Massachusetts debtors may gain some relief from their debts through the bankruptcy process. However, there are some types of debts such as tax liabilities that may be mostly nondischargeable. While tax liabilities might be discharged in some situations, the ability to do so is limited.

In general, tax debts must date to a return that was due at least three years before the bankruptcy petition was filed. The tax return with which the debt is associated must have been filed at least two years prior to the bankruptcy petition. The debt must have been assessed against the debtor at least 240 days before the filing of the petition.

Tax debts that are associated with frivolous or fraudulent tax returns are not dischargeable. They also cannot be related to tax evasion. In most cases, people are not able to discharge tax debts that arise from returns that they failed to file. They also cannot be from late tax returns that were filed within two years of when people filed for bankruptcy. Finally, people cannot discharge withholding taxes for which they are responsible.

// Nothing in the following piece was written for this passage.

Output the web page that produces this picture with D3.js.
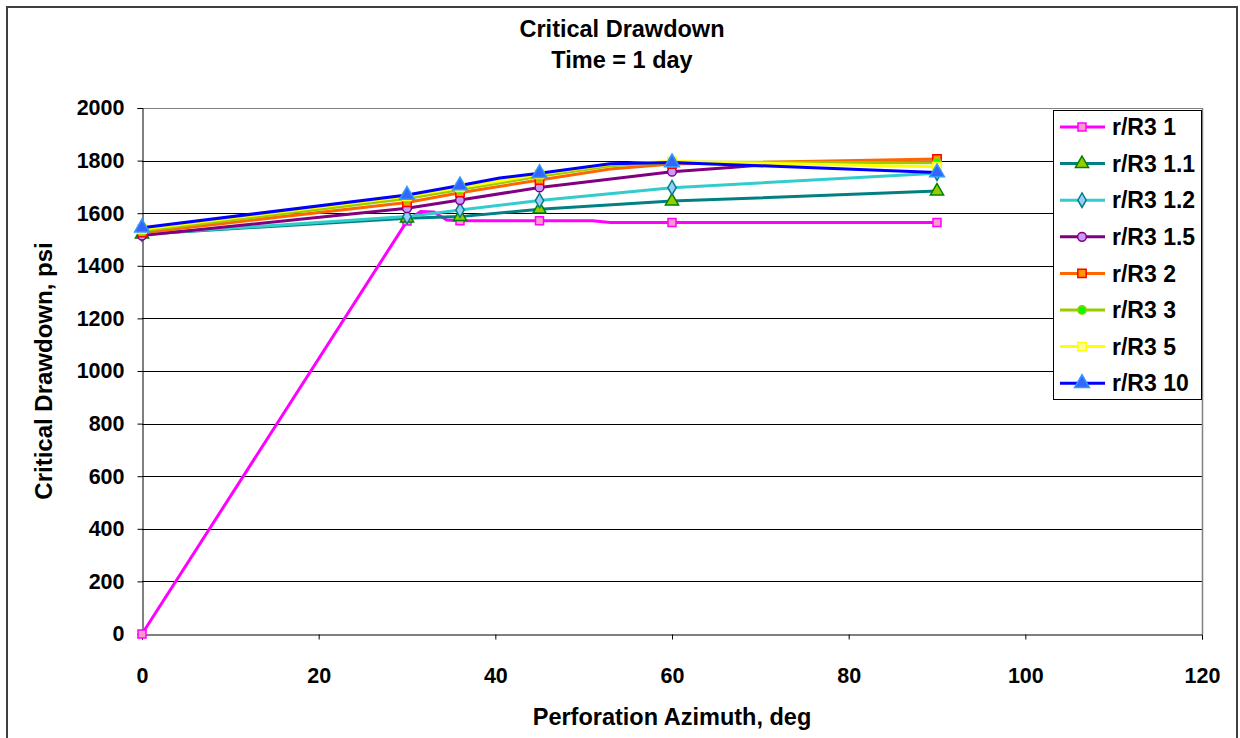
<!DOCTYPE html>
<html>
<head>
<meta charset="utf-8">
<script src="https://cdn.jsdelivr.net/npm/d3@7/dist/d3.min.js"></script>
<style>
  html, body { margin: 0; padding: 0; background: #fff; }
  svg { display: block; }
  text { font-family: "Liberation Sans", Arial, sans-serif; font-weight: bold; fill: #000; }
</style>
</head>
<body>
<svg id="chart" width="1240" height="738"></svg>
<script>
// ---- data ----
const azimuth = [0, 30, 36, 45, 60, 90];
const seriesNames = ["r/R3 1", "r/R3 1.1", "r/R3 1.2", "r/R3 1.5", "r/R3 2", "r/R3 3", "r/R3 5", "r/R3 10"];
const s1   = [0,    1570, 1571, 1571, 1565, 1565];
const s1_1 = [1520, 1581, 1587, 1615, 1646, 1684];
const s1_2 = [1521, 1587, 1612, 1648, 1697, 1752];
const s1_5 = [1515, 1619, 1650, 1698, 1758, 1795];
const s2   = [1526, 1641, 1678, 1726, 1787, 1806];
const s3   = [1533, 1656, 1690, 1740, 1794, 1792];
const s5   = [1539, 1664, 1698, 1748, 1797, 1777];
const s10  = [1545, 1669, 1705, 1752, 1793, 1755];
const seriesValues = [s1, s1_1, s1_2, s1_5, s2, s3, s5, s10];
// intermediate (unmarked) line vertices: [azimuth, drawdown]
const s1_between   = [[31.5, 1606], [33, 1605], [34.5, 1574], [51, 1571], [53, 1565]];
const s1_1_between = [];
const s1_2_between = [];
const s1_5_between = [[67, 1775], [72, 1788], [80, 1793]];
const s2_between   = [[53, 1768]];
const s3_between   = [[53, 1780]];
const s5_between   = [[53, 1786]];
const s10_between  = [[40.5, 1734], [53, 1788]];
const seriesBetween = [s1_between, s1_1_between, s1_2_between, s1_5_between, s2_between, s3_between, s5_between, s10_between];
const xTicks = [0, 20, 40, 60, 80, 100, 120];
const yTicks = [0, 200, 400, 600, 800, 1000, 1200, 1400, 1600, 1800, 2000];
const chartTitle = ["Critical Drawdown", "Time = 1 day"];
const xTitle = "Perforation Azimuth, deg";
const yTitle = "Critical Drawdown, psi";

// ---- styles ----
const styles = [
  {line: "#FF00FF", fill: "#FF99CC", stroke: "#FF00FF", sym: d3.symbolSquare, size: 64},
  {line: "#008080", fill: "#99CC00", stroke: "#008000", sym: d3.symbolTriangle, size: 75},
  {line: "#33CCCC", fill: "#99CCFF", stroke: "#008080", sym: d3.symbolDiamond, size: 60},
  {line: "#800080", fill: "#CC99FF", stroke: "#800080", sym: d3.symbolCircle, size: 60},
  {line: "#FF6600", fill: "#FF9900", stroke: "#FF0000", sym: d3.symbolSquare, size: 70},
  {line: "#99CC00", fill: "#00FF00", stroke: "#99CC00", sym: d3.symbolCircle, size: 55},
  {line: "#FFFF00", fill: "#FFFF99", stroke: "#FFFF00", sym: d3.symbolSquare, size: 70},
  {line: "#0000FF", fill: "#3366FF", stroke: "#3399FF", sym: d3.symbolTriangle, size: 95}
];

const svg = d3.select("#chart");
const plot = {left: 142, right: 1202, top: 108, bottom: 634};

const x = d3.scaleLinear().domain([0, 120]).range([plot.left, plot.right]);
const y = d3.scaleLinear().domain([0, 2000]).range([plot.bottom, plot.top]);

// outer chart border
svg.append("rect").attr("x", 7).attr("y", 7).attr("width", 1230).attr("height", 745)
  .attr("fill", "#fff").attr("stroke", "#404040").attr("stroke-width", 2);

// gridlines
svg.append("g").selectAll("line").data(yTicks.filter(d => d > 0)).join("line")
  .attr("x1", plot.left).attr("x2", plot.right)
  .attr("y1", d => Math.round(y(d)) + 0.5).attr("y2", d => Math.round(y(d)) + 0.5)
  .attr("stroke", d => d === 2000 ? "#808080" : "#000").attr("stroke-width", 1);

// right plot border
svg.append("line").attr("x1", plot.right + 0.5).attr("x2", plot.right + 0.5)
  .attr("y1", plot.top).attr("y2", plot.bottom)
  .attr("stroke", "#808080").attr("stroke-width", 1.5);

// axes
const yAxis = d3.axisLeft(y).tickValues(yTicks).tickSize(5).tickPadding(13).tickFormat(d3.format("d"));
const gy = svg.append("g").attr("transform", `translate(${plot.left + 0.5},0)`).call(yAxis);
gy.select(".domain").attr("stroke", "#000");
gy.selectAll(".tick line").attr("stroke", "#000");
gy.selectAll("text").style("font-size", "21.5px").style("font-family", "Liberation Sans, Arial, sans-serif").style("font-weight", "bold");

const xAxis = d3.axisBottom(x).tickValues(xTicks).tickSize(5).tickPadding(28).tickFormat(d3.format("d"));
const gx = svg.append("g").attr("transform", `translate(0,${plot.bottom + 0.5})`).call(xAxis);
gx.select(".domain").attr("stroke", "#000");
gx.selectAll(".tick line").attr("stroke", "#000");
gx.selectAll("text").style("font-size", "21.5px").style("font-family", "Liberation Sans, Arial, sans-serif").style("font-weight", "bold");

// series
const line = d3.line().x(d => x(d[0])).y(d => y(d[1])).curve(d3.curveLinear);
const gS = svg.append("g");
seriesValues.forEach((vals, k) => {
  const st = styles[k];
  const pts = vals.map((v, i) => [azimuth[i], v]).concat(seriesBetween[k]).sort((a, b) => a[0] - b[0]);
  gS.append("path").datum(pts).attr("d", line)
    .attr("fill", "none").attr("stroke", st.line).attr("stroke-width", 3)
    .attr("stroke-linejoin", "round");
});
seriesValues.forEach((vals, k) => {
  const st = styles[k];
  gS.append("g").selectAll("path").data(vals).join("path")
    .attr("transform", (d, i) => `translate(${x(azimuth[i])},${y(d)})`)
    .attr("d", d3.symbol().type(st.sym).size(st.size))
    .attr("fill", st.fill).attr("stroke", st.stroke).attr("stroke-width", 1.5);
});

// titles
svg.append("text").attr("x", 622).attr("y", 37).attr("text-anchor", "middle")
  .style("font-size", "23.5px").text(chartTitle[0]);
svg.append("text").attr("x", 622).attr("y", 68).attr("text-anchor", "middle")
  .style("font-size", "23.5px").text(chartTitle[1]);
svg.append("text").attr("x", 672).attr("y", 725).attr("text-anchor", "middle")
  .style("font-size", "23.5px").text(xTitle);
svg.append("text").attr("transform", `translate(52,${(plot.top + plot.bottom) / 2}) rotate(-90)`)
  .attr("text-anchor", "middle").style("font-size", "24px").text(yTitle);

// legend
const lg = svg.append("g");
lg.append("rect").attr("x", 1053.5).attr("y", 110.5).attr("width", 148).attr("height", 289)
  .attr("fill", "#fff").attr("stroke", "#000").attr("stroke-width", 1);
seriesNames.forEach((name, k) => {
  const st = styles[k];
  const cy = 127 + k * 36.6;
  lg.append("line").attr("x1", 1060).attr("x2", 1105).attr("y1", cy).attr("y2", cy)
    .attr("stroke", st.line).attr("stroke-width", 3);
  lg.append("path").attr("transform", `translate(1082,${cy})`)
    .attr("d", d3.symbol().type(st.sym).size(st.size))
    .attr("fill", st.fill).attr("stroke", st.stroke).attr("stroke-width", 1.5);
  lg.append("text").attr("x", 1112).attr("y", cy).attr("dy", "0.36em")
    .style("font-size", "23px").text(name);
});
</script>
</body>
</html>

People who have questions about how their tax liabilities might be handled during their bankruptcy cases might want to talk to bankruptcy law attorneys. The lawyers may evaluate whether or not the tax debts might be dischargeable. If they are, the attorneys may then seek to have them discharged in bankruptcy. If the tax debts are not dischargeable in Chapter 7, the attorneys might recommend that people consider filing for Chapter 13 protection instead. This is a type of debt reorganization bankruptcy. Choosing Chapter 13 might give people longer periods of time to repay their tax liabilities while paying a small percentage of their other unsecured debts. If they successfully complete their repayment plans, the other unsecured balances may be discharged.